One on One, the 2001 TV series, is not to be confused with "One on One," the 1970s movie starring Robbie Benson as a highly recruited college basketball star. No -- here the premise is only slightly less ridiculous. Flex Alexander plays Flex Washington -- since Alexander is apparently a silly surname that must be changed as it does not carry the gravitas of the name Flex. He's a divorced sportscaster who lives in Baltimore and is always macking on the ladies... except when his 14-year-old daughter is around. And she'll be around a lot from now on, what on account of her mother moving to Nova Scotia for a year. The characters make it sound like she's relocating to the far side of the sun as oppposed to a mere time zone away. The scene in which Flex and his one-time bride agree to change their long-standing custody arrangement took less than a minute in the pilot episode and wrapped itself up before the opening credits even rolled with nary an attorney, paralegal or family court judge in sight.

Again, I repeat that the show is set in Baltimore and not, as you might suspect, Magic Fairyland.

We can tell that it's Baltimore, see, because some of the characters are wearing Baltimore Ravens caps. Oh, and the exterior shots of Flex's spacious apartment bear more than a passing resemblance to the precinct house from Homicide. Fans of the late, lamented NBC series needn't tune in anticipating cameos from the likes of Bayliss, Meldrick and Munch. The only homicide taking place during One on One is the murder of laughter.

None of this is the fault of the actors, with the possible exception of Kelly Perine, who, in the role of Flex's buddy Duane, is basically responsible for standing around and wearing a hat and registering differing degrees of bemusement at the supposed hilarity taking place. But Flex acquits himself nicely -- a definite step up from his last stint on TV in the remarkably wretched Homeboys in Outer Space. And Kyla Pratt, as the daughter, does not instantly set off the "See Moppet/Gouge Out Own Eyes" stimulus-and-response mechanism I apparently have implanted in my brain. So that's progress of a sort. No, the actors do what they can with the material they're given.

And that's where the problem lies -- the material is simply lousy. It's Sitcom-by-the-Numbers. Insert Set-Up A into Punchline B. Take a Comical Misunderstanding, add water, and viola -- instant comedy!
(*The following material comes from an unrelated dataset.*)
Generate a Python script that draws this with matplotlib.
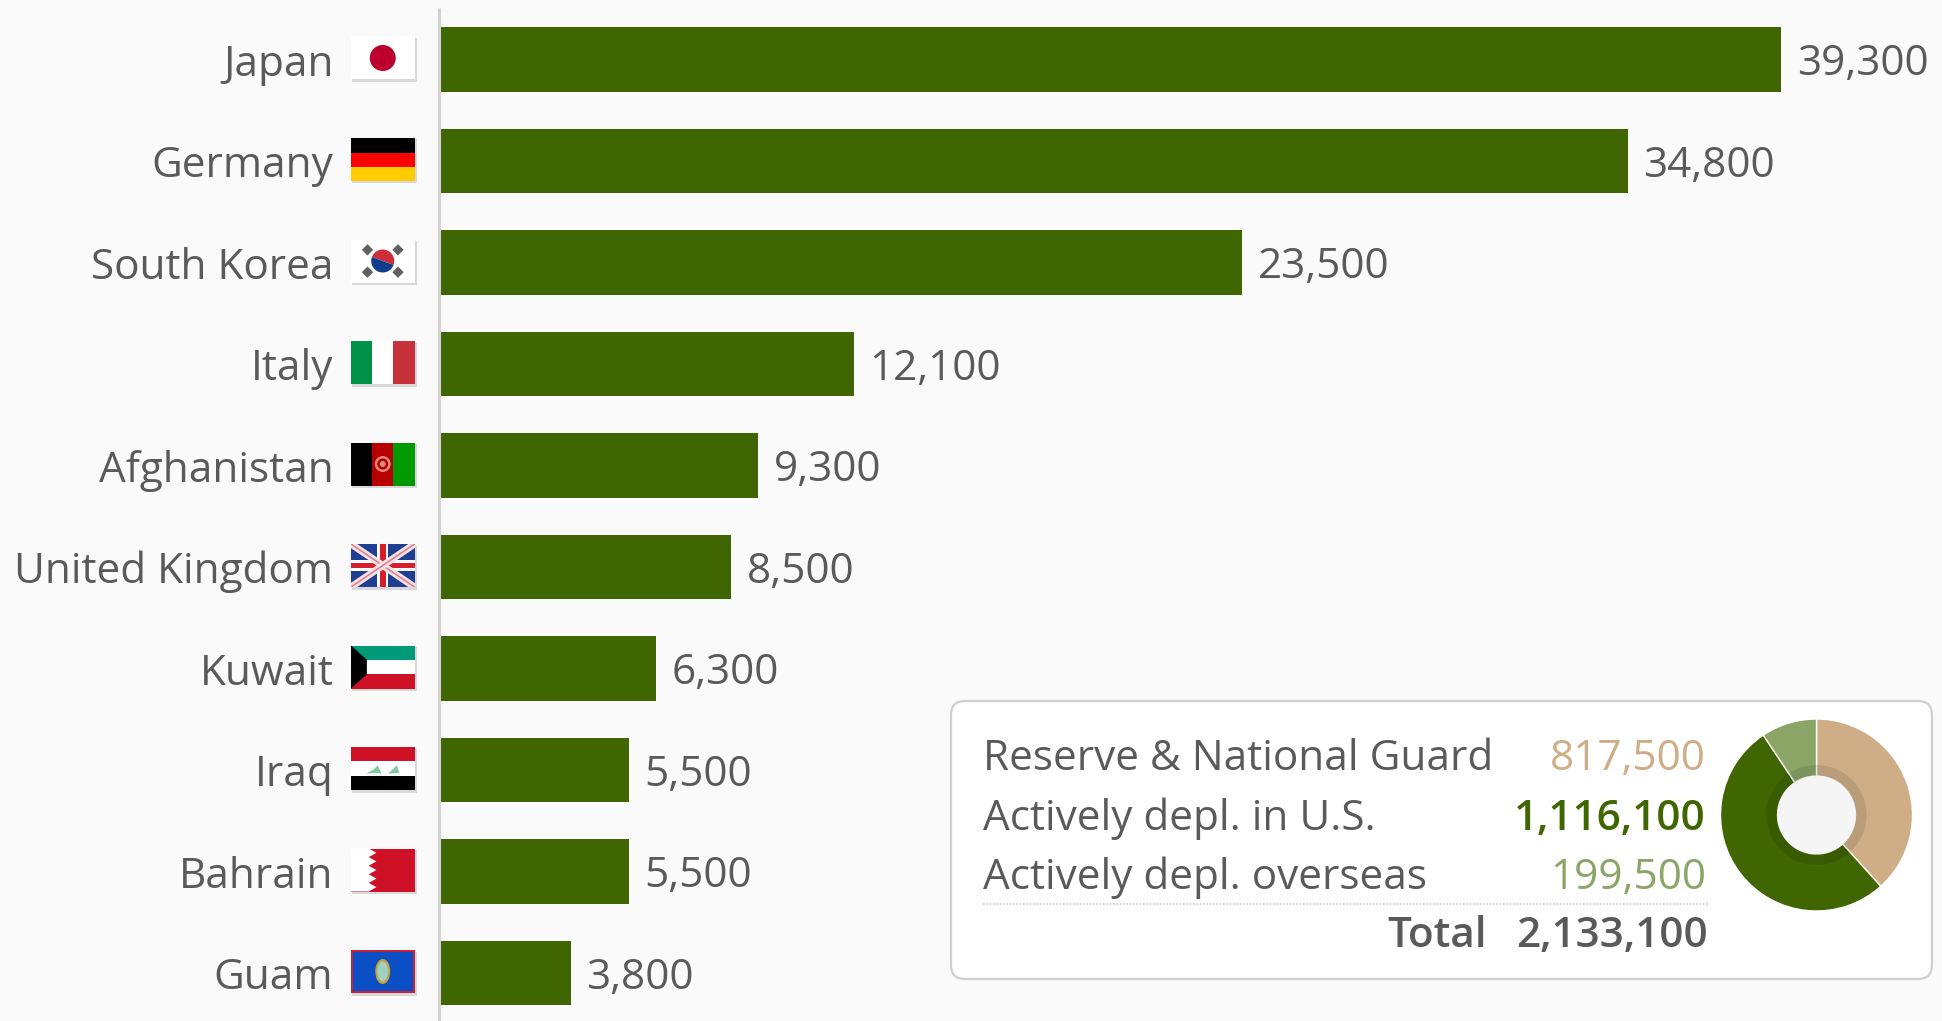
import matplotlib
matplotlib.use("Agg")
from matplotlib import pyplot as plt
from matplotlib.patches import Rectangle, Polygon, Circle, Ellipse, FancyBboxPatch, Wedge

countries = ["Japan", "Germany", "South Korea", "Italy", "Afghanistan",
             "United Kingdom", "Kuwait", "Iraq", "Bahrain", "Guam"]
troops = [39300, 34800, 23500, 12100, 9300, 8500, 6300, 5500, 5500, 3800]

summary_labels = ["Reserve & National Guard", "Actively depl. in U.S.", "Actively depl. overseas"]
summary_values = [817500, 1116100, 199500]
summary_colors = ["#cfae87", "#3f6600", "#8aa566"]
total_label = "Total"
total_value = 2133100

W, H = 1942, 1021
BG = "#fafafa"
GREEN = "#3f6600"
TEXT = "#5a5a5a"
FS = 30.4

plt.rcParams["font.family"] = ["Open Sans", "DejaVu Sans"]

fig = plt.figure(figsize=(W / 100, H / 100), dpi=100, facecolor=BG)

# bars: pixels per soldier and row pitch
left = 441
px_per = 1340 / 39300
pitch = 101.5
first = 59.5
ax = fig.add_axes([left / W, 0, 1 - left / W, 1])
ax.set_facecolor("none")
ypos = list(range(len(countries)))
ax.barh(ypos, troops, height=64.5 / pitch, color=GREEN)
ax.set_xlim(0, (W - left) / px_per)
ax.set_ylim((H - first) / pitch, -first / pitch)
ax.set_xticks([])
ax.set_yticks(ypos, countries)
ax.tick_params(axis="y", length=0, pad=77.5, labelsize=FS, labelcolor=TEXT)
for s in ax.spines.values():
    s.set_visible(False)
for y, v in zip(ypos, troops):
    ax.annotate(f"{v:,}", (v, y), xytext=(11.5, -3.5), textcoords="offset points",
                va="center", ha="left", fontsize=FS, color=TEXT, annotation_clip=False)

# overlay in pixel coordinates for the axis line, flags and the box
ov = fig.add_axes([0, 0, 1, 1])
ov.set_xlim(0, W)
ov.set_ylim(H, 0)
ov.axis("off")
ov.plot([439, 439], [8, H], color="#d2d2d2", lw=2.2, solid_capstyle="butt")


def flag_tools(i):
    x0, y0 = 351, first + pitch * i - 23
    w, h = 63.5, 43
    ov.add_patch(Rectangle((x0 + 1, y0 + 1.5), w + 1, h + 1, color="#d8d8d8", lw=0))

    def rect(u0, v0, u1, v1, c):
        p = Rectangle((x0 + u0 * w, y0 + v0 * h), (u1 - u0) * w, (v1 - v0) * h, color=c, lw=0)
        ov.add_patch(p)
        return p

    def poly(pts, c):
        p = Polygon([(x0 + u * w, y0 + v * h) for u, v in pts], closed=True, color=c, lw=0)
        ov.add_patch(p)
        return p

    def dot(u, v, r, c):
        p = Circle((x0 + u * w, y0 + v * h), r, color=c, lw=0)
        ov.add_patch(p)
        return p

    return rect, poly, dot, (x0, y0, w, h)


# Japan
rect, poly, dot, _ = flag_tools(0)
rect(0, 0, 1, 1, "white")
dot(.5, .5, 13, "#bc002d")

# Germany
rect, poly, dot, _ = flag_tools(1)
rect(0, 0, 1, .34, "black")
rect(0, .34, 1, .67, "#ff0000")
rect(0, .67, 1, 1, "#ffcc00")

# South Korea
rect, poly, dot, box = flag_tools(2)
rect(0, 0, 1, 1, "white")
x0, y0, w, h = box
cx, cy = x0 + w / 2, y0 + h / 2
ov.add_patch(Wedge((cx, cy), 11.5, 200, 20, color="#cd2e3a", lw=0))
ov.add_patch(Wedge((cx, cy), 11.5, 20, 200, color="#0f3f8c", lw=0))
for u, v in [(.26, .24), (.74, .24), (.26, .76), (.74, .76)]:
    px = (x0 + u * w, y0 + v * h)
    ov.add_patch(Rectangle((px[0] - 4, px[1] - 4), 8, 8, angle=45,
                           rotation_point="center", color="#606060", lw=0))

# Italy
rect, poly, dot, _ = flag_tools(3)
rect(0, 0, 1 / 3, 1, "#009246")
rect(1 / 3, 0, 2 / 3, 1, "white")
rect(2 / 3, 0, 1, 1, "#c8303a")

# Afghanistan
rect, poly, dot, _ = flag_tools(4)
rect(0, 0, 1 / 3, 1, "black")
rect(1 / 3, 0, 2 / 3, 1, "#b90000")
rect(2 / 3, 0, 1, 1, "#009900")
dot(.5, .5, 8, "#d98a7c")
dot(.5, .5, 5.5, "#b90000")
dot(.5, .5, 3, "#d98a7c")

# United Kingdom
rect, poly, dot, box = flag_tools(5)
bg = rect(0, 0, 1, 1, "#1f3f93")
x0, y0, w, h = box
for a, b in [((0, 0), (1, 1)), ((0, 1), (1, 0))]:
    xs = [x0 + a[0] * w, x0 + b[0] * w]
    ys = [y0 + a[1] * h, y0 + b[1] * h]
    l1, = ov.plot(xs, ys, color="#f6e4e4", lw=5, solid_capstyle="butt")
    l2, = ov.plot(xs, ys, color="#e08090", lw=1.2, solid_capstyle="butt")
    l1.set_clip_path(bg)
    l2.set_clip_path(bg)
rect(.41, 0, .59, 1, "white")
rect(0, .37, 1, .63, "white")
rect(.455, 0, .545, 1, "#d81e2c")
rect(0, .44, 1, .56, "#d81e2c")

# Kuwait
rect, poly, dot, _ = flag_tools(6)
rect(0, 0, 1, 1 / 3, "#009a78")
rect(0, 1 / 3, 1, 2 / 3, "white")
rect(0, 2 / 3, 1, 1, "#ce1126")
poly([(0, 0), (.25, 1 / 3), (.25, 2 / 3), (0, 1)], "black")

# Iraq
rect, poly, dot, _ = flag_tools(7)
rect(0, 0, 1, 1 / 3, "#ce1126")
rect(0, 1 / 3, 1, 2 / 3, "white")
rect(0, 2 / 3, 1, 1, "black")
poly([(.24, .62), (.38, .6), (.48, .62), (.42, .42), (.36, .52)], "#7fc8a0")
poly([(.58, .62), (.76, .6), (.72, .42), (.66, .52)], "#7fc8a0")

# Bahrain
rect, poly, dot, _ = flag_tools(8)
rect(0, 0, 1, 1, "#ce1126")
teeth = [(0, 0), (.28, 0)]
for k in range(5):
    teeth += [(.4, (k + .5) / 5), (.28, (k + 1) / 5)]
teeth += [(0, 1)]
poly(teeth, "white")

# Guam
rect, poly, dot, box = flag_tools(9)
rect(0, 0, 1, 1, "#c62139")
rect(.03, .05, .97, .95, "#0a4fc4")
x0, y0, w, h = box
ov.add_patch(Ellipse((x0 + w / 2, y0 + h / 2), 15, 25, color="#c8a040", lw=0))
ov.add_patch(Ellipse((x0 + w / 2, y0 + h / 2), 11, 20, color="#9fd0c0", lw=0))

# summary box
ov.add_patch(FancyBboxPatch((963, 713), 957, 254, boxstyle="round,pad=12,rounding_size=14",
                            fc="white", ec="#cfcfcf", lw=1.6))
row_y = [759, 819, 878]
for y, lab, val, col in zip(row_y, summary_labels, summary_values, summary_colors):
    ov.text(983, y, lab, fontsize=FS, color=TEXT, va="center", ha="left")
    ov.text(1706, y, f"{val:,}", fontsize=FS, color=col, va="center", ha="right",
            weight="semibold" if col == GREEN else "normal")
ov.plot([983, 1708], [904, 904], color="#cccccc", lw=1.2, ls=(0, (1, 1)))
ov.text(1487, 936, total_label, fontsize=FS, color=TEXT, va="center", ha="right", weight="semibold")
ov.text(1708, 936, f"{total_value:,}", fontsize=FS, color=TEXT, va="center", ha="right", weight="semibold")

# donut
R = 96
cx, cy = 1816.5, 815
dn = fig.add_axes([(cx - R) / W, 1 - (cy + R) / H, 2 * R / W, 2 * R / H])
dn.pie(summary_values, colors=summary_colors, startangle=90, counterclock=False, radius=1,
       wedgeprops=dict(width=1 - 39 / R, edgecolor="white", linewidth=1))
dn.pie([1], colors=["black"], radius=50 / R,
       wedgeprops=dict(width=11 / R, alpha=.1, linewidth=0))
dn.add_patch(Circle((0, 0), 39 / R, color="#f5f5f5", lw=0, zorder=5))
dn.set_xlim(-1, 1)
dn.set_ylim(-1, 1)

fig.savefig("out.png", dpi=100, facecolor=BG)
Or a damp script. Take your pick.

Near as I can tell, One on One is going to focus on an irrepressible horndog forced to take some measure of responsibility now that his whip-smart kid has moved in with him. If that's your idea of quality entertainment, dig in. Me, I've seen it all before -- I know how this story plays out.

And so do the writers and producers behind One on One, apparently. Because every creative decision seems culled from the sitcoms that have come before it. The Flex character is an irresponsible horndog on the make because that's what other shows do. The daughter is a sassy back-talker because all TV children are sassy back-talkers. Duane wears a hat because... well, I'm not sure exactly. Maybe it's a shout-out to Michael Nesmith. But the point remains -- One on One is a warmed-over rehash of ideas, characters and jokes you probably stopped watching after the first dozen times it aired. So why bother tuning in now?

Then again, maybe the sameness and blandness that pervades One on One is a cause for hope. Yeah, it's not a very good show, another addition to the roster of not-very-good shows the networks target at black audiences. But it's no worse than the not-very-good shows that networks have targeted at white audiences for years and years. That's no reason to take to the streets singing "Ebony and Ivory," but in this day and age, you take your encouragement where you can.